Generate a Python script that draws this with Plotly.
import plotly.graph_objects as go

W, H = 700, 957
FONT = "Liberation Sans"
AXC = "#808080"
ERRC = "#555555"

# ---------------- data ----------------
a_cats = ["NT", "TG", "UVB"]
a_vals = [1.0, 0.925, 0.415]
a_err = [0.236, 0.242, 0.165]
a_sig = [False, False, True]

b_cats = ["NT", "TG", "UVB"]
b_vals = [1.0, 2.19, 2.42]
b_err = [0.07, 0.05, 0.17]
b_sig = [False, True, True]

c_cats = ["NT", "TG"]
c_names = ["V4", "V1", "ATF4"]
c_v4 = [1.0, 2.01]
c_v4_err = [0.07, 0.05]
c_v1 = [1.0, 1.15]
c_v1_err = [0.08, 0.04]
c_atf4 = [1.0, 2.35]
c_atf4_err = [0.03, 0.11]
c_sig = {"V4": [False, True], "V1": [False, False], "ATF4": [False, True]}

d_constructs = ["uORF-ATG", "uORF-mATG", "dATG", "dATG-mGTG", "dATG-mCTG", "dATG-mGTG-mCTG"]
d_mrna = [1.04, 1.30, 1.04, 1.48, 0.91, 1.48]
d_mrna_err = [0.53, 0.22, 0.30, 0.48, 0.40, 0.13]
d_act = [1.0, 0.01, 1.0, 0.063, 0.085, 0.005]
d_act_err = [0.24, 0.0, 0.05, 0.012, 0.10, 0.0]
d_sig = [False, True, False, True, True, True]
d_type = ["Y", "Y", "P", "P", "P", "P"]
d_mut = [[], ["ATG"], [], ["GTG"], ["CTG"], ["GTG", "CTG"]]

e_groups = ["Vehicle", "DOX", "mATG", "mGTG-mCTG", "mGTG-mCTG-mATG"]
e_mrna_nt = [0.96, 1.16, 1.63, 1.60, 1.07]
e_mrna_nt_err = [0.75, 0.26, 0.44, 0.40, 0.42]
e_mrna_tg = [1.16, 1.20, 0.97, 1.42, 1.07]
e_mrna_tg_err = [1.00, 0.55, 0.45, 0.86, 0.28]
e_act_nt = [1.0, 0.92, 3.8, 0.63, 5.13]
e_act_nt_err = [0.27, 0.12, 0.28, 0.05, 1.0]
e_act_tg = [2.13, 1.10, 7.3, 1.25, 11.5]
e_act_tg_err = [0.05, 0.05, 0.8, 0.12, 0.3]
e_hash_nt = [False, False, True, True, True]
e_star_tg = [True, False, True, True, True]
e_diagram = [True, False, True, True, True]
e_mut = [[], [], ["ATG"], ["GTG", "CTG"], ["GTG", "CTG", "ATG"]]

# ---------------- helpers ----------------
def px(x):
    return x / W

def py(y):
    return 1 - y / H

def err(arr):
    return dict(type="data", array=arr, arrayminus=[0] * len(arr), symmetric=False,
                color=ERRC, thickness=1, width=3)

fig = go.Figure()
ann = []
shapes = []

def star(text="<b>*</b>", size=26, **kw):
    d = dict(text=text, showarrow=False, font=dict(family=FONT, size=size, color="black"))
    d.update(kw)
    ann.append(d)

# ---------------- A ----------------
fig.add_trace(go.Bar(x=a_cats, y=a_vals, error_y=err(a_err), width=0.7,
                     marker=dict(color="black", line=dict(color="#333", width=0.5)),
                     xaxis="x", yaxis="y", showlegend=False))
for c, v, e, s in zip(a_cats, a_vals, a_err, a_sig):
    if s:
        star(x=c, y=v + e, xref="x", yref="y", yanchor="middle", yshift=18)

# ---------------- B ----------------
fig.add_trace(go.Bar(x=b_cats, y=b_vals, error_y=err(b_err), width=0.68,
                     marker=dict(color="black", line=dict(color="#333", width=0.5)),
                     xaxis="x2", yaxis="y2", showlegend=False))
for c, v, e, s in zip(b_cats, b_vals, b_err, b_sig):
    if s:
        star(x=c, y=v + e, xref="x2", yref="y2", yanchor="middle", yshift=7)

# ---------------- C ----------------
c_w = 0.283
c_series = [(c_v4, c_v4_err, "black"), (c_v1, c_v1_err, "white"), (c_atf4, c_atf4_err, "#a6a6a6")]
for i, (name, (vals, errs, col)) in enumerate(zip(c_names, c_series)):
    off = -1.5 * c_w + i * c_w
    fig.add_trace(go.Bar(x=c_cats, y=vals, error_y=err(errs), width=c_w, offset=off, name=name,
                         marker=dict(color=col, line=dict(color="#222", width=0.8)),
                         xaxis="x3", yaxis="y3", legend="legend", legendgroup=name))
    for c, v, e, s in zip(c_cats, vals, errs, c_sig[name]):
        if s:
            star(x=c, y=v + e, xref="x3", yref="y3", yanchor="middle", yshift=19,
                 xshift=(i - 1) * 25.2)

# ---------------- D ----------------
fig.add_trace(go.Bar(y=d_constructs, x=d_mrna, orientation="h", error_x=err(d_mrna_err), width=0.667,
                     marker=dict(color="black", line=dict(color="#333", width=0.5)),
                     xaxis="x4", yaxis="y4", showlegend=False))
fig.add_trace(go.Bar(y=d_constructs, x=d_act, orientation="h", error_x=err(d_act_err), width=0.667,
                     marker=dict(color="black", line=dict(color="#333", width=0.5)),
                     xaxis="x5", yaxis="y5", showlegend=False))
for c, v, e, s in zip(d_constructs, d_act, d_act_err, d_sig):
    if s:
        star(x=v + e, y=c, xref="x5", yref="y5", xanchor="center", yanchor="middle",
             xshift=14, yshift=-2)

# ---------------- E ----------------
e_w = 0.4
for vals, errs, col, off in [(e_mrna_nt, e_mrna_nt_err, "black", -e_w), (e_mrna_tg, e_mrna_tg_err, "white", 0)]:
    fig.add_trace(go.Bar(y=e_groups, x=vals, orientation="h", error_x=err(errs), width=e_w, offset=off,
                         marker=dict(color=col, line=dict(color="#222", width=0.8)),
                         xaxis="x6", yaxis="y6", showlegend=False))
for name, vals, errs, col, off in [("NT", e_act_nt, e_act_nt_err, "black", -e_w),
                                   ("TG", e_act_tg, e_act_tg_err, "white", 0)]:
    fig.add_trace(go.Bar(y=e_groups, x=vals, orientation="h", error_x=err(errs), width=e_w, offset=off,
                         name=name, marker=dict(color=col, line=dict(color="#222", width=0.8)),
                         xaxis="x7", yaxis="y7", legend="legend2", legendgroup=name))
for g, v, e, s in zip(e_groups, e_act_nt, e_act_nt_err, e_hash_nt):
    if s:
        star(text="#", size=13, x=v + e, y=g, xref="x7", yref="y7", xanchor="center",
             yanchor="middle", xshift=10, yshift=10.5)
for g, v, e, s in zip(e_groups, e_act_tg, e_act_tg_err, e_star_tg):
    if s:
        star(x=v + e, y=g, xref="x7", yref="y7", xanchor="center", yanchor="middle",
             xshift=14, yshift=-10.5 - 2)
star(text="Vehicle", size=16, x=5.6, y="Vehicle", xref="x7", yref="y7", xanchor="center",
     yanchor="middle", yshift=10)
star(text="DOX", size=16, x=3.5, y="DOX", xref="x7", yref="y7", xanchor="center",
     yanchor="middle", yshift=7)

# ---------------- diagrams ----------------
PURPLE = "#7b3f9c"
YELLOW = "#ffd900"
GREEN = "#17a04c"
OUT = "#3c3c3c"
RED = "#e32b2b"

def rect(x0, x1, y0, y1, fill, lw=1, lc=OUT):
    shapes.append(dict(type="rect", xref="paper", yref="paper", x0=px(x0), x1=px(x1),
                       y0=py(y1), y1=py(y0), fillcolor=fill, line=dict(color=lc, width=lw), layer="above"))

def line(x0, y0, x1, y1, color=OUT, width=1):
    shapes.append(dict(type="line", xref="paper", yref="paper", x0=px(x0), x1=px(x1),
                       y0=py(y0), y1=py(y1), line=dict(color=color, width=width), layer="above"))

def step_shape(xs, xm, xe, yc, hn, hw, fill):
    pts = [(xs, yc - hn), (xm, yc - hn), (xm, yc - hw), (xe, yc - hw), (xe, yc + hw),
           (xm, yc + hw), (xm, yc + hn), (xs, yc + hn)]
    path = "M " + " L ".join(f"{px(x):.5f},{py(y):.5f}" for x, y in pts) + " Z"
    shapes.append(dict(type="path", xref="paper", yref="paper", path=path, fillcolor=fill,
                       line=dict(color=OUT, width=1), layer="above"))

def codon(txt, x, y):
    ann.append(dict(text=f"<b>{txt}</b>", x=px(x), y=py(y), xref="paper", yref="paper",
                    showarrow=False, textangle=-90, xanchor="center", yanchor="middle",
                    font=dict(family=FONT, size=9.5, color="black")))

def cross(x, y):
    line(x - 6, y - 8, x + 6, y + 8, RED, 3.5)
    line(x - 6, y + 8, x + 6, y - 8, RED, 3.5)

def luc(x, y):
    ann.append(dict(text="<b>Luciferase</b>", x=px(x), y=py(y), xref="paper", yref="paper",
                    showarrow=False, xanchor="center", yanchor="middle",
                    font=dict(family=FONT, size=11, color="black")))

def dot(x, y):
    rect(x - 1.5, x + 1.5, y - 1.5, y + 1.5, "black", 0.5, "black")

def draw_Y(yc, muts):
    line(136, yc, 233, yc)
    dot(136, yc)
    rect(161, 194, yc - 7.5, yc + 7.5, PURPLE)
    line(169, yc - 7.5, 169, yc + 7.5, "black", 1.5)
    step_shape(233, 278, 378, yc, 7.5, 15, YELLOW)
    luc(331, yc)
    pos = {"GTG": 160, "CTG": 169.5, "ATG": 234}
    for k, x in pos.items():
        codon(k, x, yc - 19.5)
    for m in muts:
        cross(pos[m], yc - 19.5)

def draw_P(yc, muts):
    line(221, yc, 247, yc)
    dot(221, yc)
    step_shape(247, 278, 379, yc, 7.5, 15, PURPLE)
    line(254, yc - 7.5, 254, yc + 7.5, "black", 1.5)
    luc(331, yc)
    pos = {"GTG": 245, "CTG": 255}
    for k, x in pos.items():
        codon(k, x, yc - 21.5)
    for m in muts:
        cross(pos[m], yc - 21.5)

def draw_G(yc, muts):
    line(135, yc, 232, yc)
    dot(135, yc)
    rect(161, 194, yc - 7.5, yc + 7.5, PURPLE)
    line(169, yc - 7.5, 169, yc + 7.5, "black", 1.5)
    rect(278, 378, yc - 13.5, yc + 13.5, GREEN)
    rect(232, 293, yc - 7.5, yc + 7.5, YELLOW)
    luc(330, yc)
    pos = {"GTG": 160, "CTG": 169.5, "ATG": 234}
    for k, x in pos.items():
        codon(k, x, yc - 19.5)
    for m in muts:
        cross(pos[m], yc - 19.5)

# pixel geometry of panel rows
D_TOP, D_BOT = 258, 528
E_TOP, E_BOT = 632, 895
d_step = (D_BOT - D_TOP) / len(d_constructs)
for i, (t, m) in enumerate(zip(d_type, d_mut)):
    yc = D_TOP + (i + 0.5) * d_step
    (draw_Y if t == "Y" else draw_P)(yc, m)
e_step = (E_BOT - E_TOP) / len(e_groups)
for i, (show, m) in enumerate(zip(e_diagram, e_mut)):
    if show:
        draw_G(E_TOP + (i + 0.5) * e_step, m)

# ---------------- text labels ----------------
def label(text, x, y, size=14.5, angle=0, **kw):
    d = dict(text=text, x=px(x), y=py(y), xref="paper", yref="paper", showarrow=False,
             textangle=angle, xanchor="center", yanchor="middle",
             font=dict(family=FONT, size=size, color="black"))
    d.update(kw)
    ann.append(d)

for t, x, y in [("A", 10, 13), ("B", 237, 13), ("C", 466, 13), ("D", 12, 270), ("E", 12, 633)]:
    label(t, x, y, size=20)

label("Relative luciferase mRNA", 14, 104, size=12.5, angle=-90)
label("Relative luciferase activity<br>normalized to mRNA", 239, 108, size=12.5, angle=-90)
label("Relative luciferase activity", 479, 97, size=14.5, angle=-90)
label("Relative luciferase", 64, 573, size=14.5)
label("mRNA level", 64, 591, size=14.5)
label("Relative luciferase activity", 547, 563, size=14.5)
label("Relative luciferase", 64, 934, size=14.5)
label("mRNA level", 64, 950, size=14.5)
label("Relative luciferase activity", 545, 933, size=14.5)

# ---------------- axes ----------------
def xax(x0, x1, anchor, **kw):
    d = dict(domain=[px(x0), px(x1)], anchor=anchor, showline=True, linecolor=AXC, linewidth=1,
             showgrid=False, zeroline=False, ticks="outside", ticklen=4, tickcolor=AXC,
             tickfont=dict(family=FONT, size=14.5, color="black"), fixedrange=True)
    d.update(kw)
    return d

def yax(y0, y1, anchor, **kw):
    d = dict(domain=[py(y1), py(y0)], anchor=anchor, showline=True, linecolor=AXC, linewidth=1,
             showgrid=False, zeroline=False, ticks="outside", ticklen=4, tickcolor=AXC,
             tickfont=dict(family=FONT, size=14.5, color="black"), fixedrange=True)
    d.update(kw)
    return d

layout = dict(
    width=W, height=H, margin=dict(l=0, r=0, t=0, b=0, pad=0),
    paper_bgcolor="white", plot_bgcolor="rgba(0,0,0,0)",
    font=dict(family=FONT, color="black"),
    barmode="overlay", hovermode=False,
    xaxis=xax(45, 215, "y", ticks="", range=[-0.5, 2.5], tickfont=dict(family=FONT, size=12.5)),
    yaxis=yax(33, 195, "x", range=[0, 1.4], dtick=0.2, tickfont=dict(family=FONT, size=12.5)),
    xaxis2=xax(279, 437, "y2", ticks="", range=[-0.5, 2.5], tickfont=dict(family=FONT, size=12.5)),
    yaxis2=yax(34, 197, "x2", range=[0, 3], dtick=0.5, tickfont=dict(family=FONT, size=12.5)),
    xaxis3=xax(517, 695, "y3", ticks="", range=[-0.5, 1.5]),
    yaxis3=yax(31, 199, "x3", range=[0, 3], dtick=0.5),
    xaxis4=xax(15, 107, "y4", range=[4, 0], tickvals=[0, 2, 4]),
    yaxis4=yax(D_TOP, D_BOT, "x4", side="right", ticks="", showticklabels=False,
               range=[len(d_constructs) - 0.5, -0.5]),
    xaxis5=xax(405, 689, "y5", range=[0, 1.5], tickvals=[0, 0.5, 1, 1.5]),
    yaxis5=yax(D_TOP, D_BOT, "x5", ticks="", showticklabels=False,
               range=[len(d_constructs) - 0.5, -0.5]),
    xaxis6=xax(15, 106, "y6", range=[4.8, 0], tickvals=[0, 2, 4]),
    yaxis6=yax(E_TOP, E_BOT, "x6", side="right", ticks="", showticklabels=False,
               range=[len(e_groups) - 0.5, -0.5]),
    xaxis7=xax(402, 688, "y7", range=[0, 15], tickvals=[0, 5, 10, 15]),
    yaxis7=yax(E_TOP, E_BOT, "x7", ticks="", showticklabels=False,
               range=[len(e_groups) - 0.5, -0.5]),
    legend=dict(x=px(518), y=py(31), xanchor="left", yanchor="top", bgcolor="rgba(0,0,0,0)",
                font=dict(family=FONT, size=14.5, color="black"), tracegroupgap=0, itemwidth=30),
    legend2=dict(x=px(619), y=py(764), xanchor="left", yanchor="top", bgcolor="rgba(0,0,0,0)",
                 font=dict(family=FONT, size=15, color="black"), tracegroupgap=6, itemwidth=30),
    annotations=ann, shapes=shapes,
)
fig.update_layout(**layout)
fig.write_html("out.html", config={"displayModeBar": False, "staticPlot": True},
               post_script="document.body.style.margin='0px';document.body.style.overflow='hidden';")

---

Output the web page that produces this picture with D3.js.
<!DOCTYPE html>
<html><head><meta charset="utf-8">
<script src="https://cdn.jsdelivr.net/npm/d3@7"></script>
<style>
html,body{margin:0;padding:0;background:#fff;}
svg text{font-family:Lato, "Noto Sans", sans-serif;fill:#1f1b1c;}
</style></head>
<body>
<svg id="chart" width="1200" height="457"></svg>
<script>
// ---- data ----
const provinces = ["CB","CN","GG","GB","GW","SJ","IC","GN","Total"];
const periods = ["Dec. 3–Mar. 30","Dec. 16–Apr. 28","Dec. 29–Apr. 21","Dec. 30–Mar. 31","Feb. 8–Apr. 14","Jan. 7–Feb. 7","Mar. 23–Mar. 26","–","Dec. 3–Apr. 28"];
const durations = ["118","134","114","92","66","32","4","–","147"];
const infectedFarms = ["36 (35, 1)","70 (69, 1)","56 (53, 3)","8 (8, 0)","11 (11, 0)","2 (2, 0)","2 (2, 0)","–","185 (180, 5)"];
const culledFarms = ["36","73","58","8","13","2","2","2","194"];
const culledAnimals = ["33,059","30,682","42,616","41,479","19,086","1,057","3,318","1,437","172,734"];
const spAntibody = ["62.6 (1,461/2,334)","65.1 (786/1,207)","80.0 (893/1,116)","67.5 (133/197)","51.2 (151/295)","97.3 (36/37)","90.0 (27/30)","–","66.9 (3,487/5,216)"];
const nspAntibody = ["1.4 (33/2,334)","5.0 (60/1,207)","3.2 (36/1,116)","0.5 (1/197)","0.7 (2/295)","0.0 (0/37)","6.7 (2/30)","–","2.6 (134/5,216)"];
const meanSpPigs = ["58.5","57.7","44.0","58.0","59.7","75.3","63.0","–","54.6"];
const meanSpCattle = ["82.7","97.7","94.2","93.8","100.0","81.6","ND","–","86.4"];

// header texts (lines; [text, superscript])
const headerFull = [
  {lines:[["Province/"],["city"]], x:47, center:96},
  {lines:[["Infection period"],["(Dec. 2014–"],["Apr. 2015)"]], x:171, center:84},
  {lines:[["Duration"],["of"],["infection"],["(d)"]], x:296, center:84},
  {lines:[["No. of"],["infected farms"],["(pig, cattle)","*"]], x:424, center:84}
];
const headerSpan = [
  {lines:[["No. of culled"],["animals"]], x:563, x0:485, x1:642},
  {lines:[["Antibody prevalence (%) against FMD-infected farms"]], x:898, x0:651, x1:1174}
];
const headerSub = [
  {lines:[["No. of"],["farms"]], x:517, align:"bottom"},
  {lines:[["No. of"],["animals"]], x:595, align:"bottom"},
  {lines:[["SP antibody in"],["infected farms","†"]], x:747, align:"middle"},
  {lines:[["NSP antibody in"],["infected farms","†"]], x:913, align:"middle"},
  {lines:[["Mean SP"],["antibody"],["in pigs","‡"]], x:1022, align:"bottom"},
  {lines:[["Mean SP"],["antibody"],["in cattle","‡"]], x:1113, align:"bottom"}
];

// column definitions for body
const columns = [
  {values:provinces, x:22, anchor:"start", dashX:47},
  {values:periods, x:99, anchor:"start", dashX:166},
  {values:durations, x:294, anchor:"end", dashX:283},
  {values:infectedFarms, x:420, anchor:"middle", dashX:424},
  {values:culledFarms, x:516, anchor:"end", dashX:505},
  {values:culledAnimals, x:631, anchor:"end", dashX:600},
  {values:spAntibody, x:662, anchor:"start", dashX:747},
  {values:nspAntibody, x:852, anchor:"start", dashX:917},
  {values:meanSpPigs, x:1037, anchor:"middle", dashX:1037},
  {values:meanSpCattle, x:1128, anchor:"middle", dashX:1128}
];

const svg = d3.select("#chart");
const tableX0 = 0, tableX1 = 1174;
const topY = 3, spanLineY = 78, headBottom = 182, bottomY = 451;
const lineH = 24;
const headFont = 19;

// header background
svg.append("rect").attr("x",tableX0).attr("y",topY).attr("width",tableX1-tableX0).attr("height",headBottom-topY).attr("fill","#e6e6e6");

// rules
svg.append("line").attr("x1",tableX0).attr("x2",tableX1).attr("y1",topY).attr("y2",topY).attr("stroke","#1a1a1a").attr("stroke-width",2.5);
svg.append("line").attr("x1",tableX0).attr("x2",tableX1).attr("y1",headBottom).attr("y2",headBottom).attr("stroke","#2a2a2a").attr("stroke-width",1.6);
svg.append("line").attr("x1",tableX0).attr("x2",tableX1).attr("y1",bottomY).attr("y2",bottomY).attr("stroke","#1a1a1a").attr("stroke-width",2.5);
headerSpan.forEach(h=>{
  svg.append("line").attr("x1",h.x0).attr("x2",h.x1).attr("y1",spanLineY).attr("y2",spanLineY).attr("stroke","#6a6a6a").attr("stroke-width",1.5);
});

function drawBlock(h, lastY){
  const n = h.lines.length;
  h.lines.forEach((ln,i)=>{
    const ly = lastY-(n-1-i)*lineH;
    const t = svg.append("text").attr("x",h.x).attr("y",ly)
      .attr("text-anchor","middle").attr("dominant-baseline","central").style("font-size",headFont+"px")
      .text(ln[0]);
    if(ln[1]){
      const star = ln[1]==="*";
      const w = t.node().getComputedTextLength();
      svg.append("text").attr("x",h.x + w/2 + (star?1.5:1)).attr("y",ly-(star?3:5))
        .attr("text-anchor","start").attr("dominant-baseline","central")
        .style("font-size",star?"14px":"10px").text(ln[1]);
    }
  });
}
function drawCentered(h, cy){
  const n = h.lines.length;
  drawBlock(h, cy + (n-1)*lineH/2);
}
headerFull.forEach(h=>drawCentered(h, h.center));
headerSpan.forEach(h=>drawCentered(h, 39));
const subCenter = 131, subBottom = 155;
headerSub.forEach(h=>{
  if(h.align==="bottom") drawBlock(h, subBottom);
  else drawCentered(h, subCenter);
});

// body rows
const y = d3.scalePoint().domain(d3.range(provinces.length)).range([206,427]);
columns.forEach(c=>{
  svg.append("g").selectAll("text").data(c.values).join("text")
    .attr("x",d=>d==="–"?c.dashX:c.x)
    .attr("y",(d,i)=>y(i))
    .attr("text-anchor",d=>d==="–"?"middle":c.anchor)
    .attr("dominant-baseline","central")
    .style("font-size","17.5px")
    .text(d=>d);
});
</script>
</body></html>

**The exercise**. Scan the material above. Return every line containing the string "that".

**Exercise solution**.
Generate a Python script that draws this with Plotly.
Output the web page that produces this picture with D3.js.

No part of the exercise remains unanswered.